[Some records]
____________

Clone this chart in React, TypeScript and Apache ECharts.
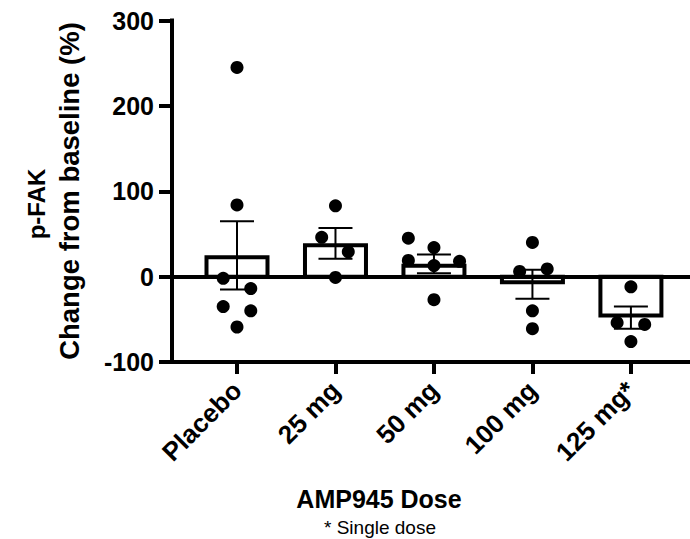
import React, { useEffect, useRef } from "react";
import * as echarts from "echarts";

const categories = ["Placebo", "25 mg", "50 mg", "100 mg", "125 mg*"];
const yTicks = [-100, 0, 100, 200, 300];
const means = [25, 39, 15, -9, -48];
const sems = [40, 18, 11, 17, 13];

const placeboPoints = [245, 84, -2, -14, -35, -40, -59];
const placeboJitter = [0, 0, -0.14, 0.14, -0.14, 0.14, 0];
const mg25Points = [83, 46, 29, -1];
const mg25Jitter = [0, -0.14, 0.13, 0];
const mg50Points = [45, 34, 19, 18, 13, -27];
const mg50Jitter = [-0.26, 0, -0.26, 0.26, 0, 0];
const mg100Points = [40, 9, 6, -40, -61];
const mg100Jitter = [0, 0.15, -0.13, 0, 0];
const mg125Points = [-12, -54, -56, -76];
const mg125Jitter = [0, -0.14, 0.14, 0];

const groups = [
  { pts: placeboPoints, jit: placeboJitter },
  { pts: mg25Points, jit: mg25Jitter },
  { pts: mg50Points, jit: mg50Jitter },
  { pts: mg100Points, jit: mg100Jitter },
  { pts: mg125Points, jit: mg125Jitter },
];

const FONT = "'Liberation Sans', Arial, Helvetica, sans-serif";

export default function App() {
  const ref = useRef<HTMLDivElement>(null);
  useEffect(() => {
    if (!ref.current) return;
    const chart = echarts.init(ref.current, undefined, { renderer: "svg" });
    const scatterData = groups.flatMap((g, i) =>
      g.pts.map((v, k) => [i + g.jit[k], v])
    );
    const barData = means.map((m, i) => [i, m, sems[i]]);
    const halfBar = 0.33;
    const capHalf = 17;
    const option: any = {
      animation: false,
      grid: { left: 172, right: 0, top: 20.5, bottom: 177, containLabel: false },
      xAxis: {
        type: "value",
        min: -0.66,
        max: 4.6,
        splitLine: { show: false },
        axisLine: { show: true, onZero: false, lineStyle: { color: "#000", width: 4, cap: "square" } },
        axisTick: {
          show: true,
          customValues: [0, 1, 2, 3, 4],
          length: 12,
          lineStyle: { color: "#000", width: 4 },
        },
        axisLabel: {
          show: true,
          customValues: [0, 1, 2, 3, 4],
          rotate: 45,
          margin: 24,
          fontSize: 26,
          fontWeight: "bold",
          fontFamily: FONT,
          color: "#000",
          formatter: (v: number) => categories[Math.round(v)] ?? "",
        },
      },
      yAxis: {
        type: "value",
        min: yTicks[0],
        max: yTicks[yTicks.length - 1],
        interval: 100,
        splitLine: { show: false },
        axisLine: { show: true, onZero: false, lineStyle: { color: "#000", width: 4, cap: "square" } },
        axisTick: { show: true, length: 13, lineStyle: { color: "#000", width: 4 } },
        axisLabel: {
          margin: 18,
          fontSize: 25,
          fontWeight: "bold",
          fontFamily: FONT,
          color: "#000",
        },
      },
      graphic: [
        {
          type: "text",
          x: 36,
          y: 204,
          rotation: Math.PI / 2,
          style: {
            text: "p-FAK",
            fontSize: 24,
            fontWeight: "bold",
            fontFamily: FONT,
            fill: "#000",
            align: "center",
            verticalAlign: "middle",
          },
        },
        {
          type: "text",
          x: 69,
          y: 191,
          rotation: Math.PI / 2,
          style: {
            text: "Change from baseline (%)",
            fontSize: 27.5,
            fontWeight: "bold",
            fontFamily: FONT,
            fill: "#000",
            align: "center",
            verticalAlign: "middle",
          },
        },
        {
          type: "text",
          x: 379,
          y: 499,
          style: {
            text: "AMP945 Dose",
            fontSize: 25,
            fontWeight: "bold",
            fontFamily: FONT,
            fill: "#000",
            align: "center",
            verticalAlign: "middle",
          },
        },
        {
          type: "text",
          x: 380,
          y: 527,
          style: {
            text: "* Single dose",
            fontSize: 19,
            fontFamily: FONT,
            fill: "#000",
            align: "center",
            verticalAlign: "middle",
          },
        },
      ],
      series: [
        {
          type: "custom",
          name: "bars",
          z: 2,
          data: barData,
          renderItem: (params: any, api: any) => {
            const i = api.value(0);
            const m = api.value(1);
            const lw = 4;
            const [xl, y0] = api.coord([i - halfBar, 0]);
            const [xr, ym] = api.coord([i + halfBar, m]);
            let y1: number, y2: number;
            if (m >= 0) {
              y1 = ym + lw / 2;
              y2 = y0;
            } else {
              y1 = y0;
              y2 = ym - lw / 2;
            }
            return {
              type: "rect",
              shape: { x: xl + lw / 2, y: y1, width: xr - xl - lw, height: y2 - y1 },
              style: { fill: "#fff", stroke: "#000", lineWidth: lw },
            };
          },
          markLine: {
            silent: true,
            symbol: "none",
            label: { show: false },
            lineStyle: { color: "#000", width: 4, type: "solid" },
            data: [{ yAxis: 0 }],
          },
        },
        {
          type: "custom",
          name: "errors",
          z: 3,
          data: barData,
          renderItem: (params: any, api: any) => {
            const i = api.value(0);
            const m = api.value(1);
            const s = api.value(2);
            const [x, yt] = api.coord([i, m + s]);
            const [, yb] = api.coord([i, m - s]);
            const st = { stroke: "#000", lineWidth: 2 };
            return {
              type: "group",
              children: [
                { type: "line", shape: { x1: x, y1: yt, x2: x, y2: yb }, style: st },
                { type: "line", shape: { x1: x - capHalf, y1: yt, x2: x + capHalf, y2: yt }, style: st },
                { type: "line", shape: { x1: x - capHalf, y1: yb, x2: x + capHalf, y2: yb }, style: st },
              ],
            };
          },
        },
        {
          type: "scatter",
          name: "points",
          z: 4,
          symbol: "circle",
          symbolSize: 13,
          itemStyle: { color: "#000", opacity: 1 },
          data: scatterData,
        },
      ],
    };
    chart.setOption(option);
    return () => chart.dispose();
  }, []);
  return (
    <div
      ref={ref}
      style={{ position: "absolute", left: 0, top: 0, width: 690, height: 539 }}
    />
  );
}
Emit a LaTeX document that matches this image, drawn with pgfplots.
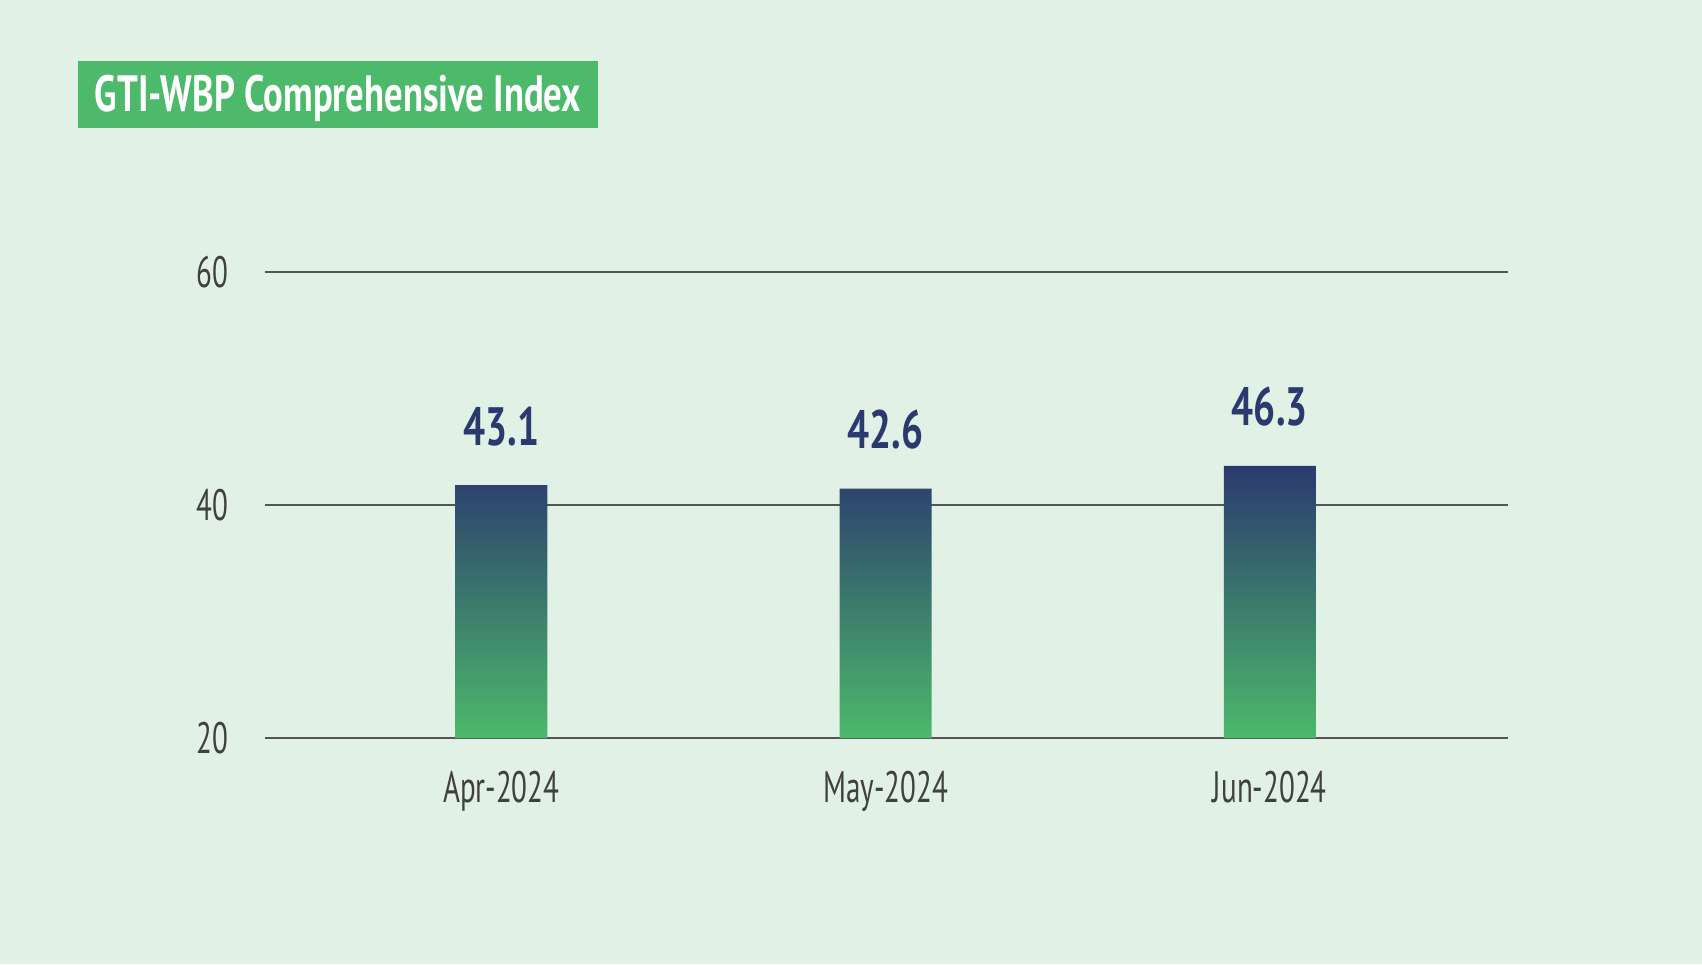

____________

What the exercise asks =
Pick out each line that holds the string "this".

Solution below =
Clone this chart in React, TypeScript and Apache ECharts.
Emit a LaTeX document that matches this image, drawn with pgfplots.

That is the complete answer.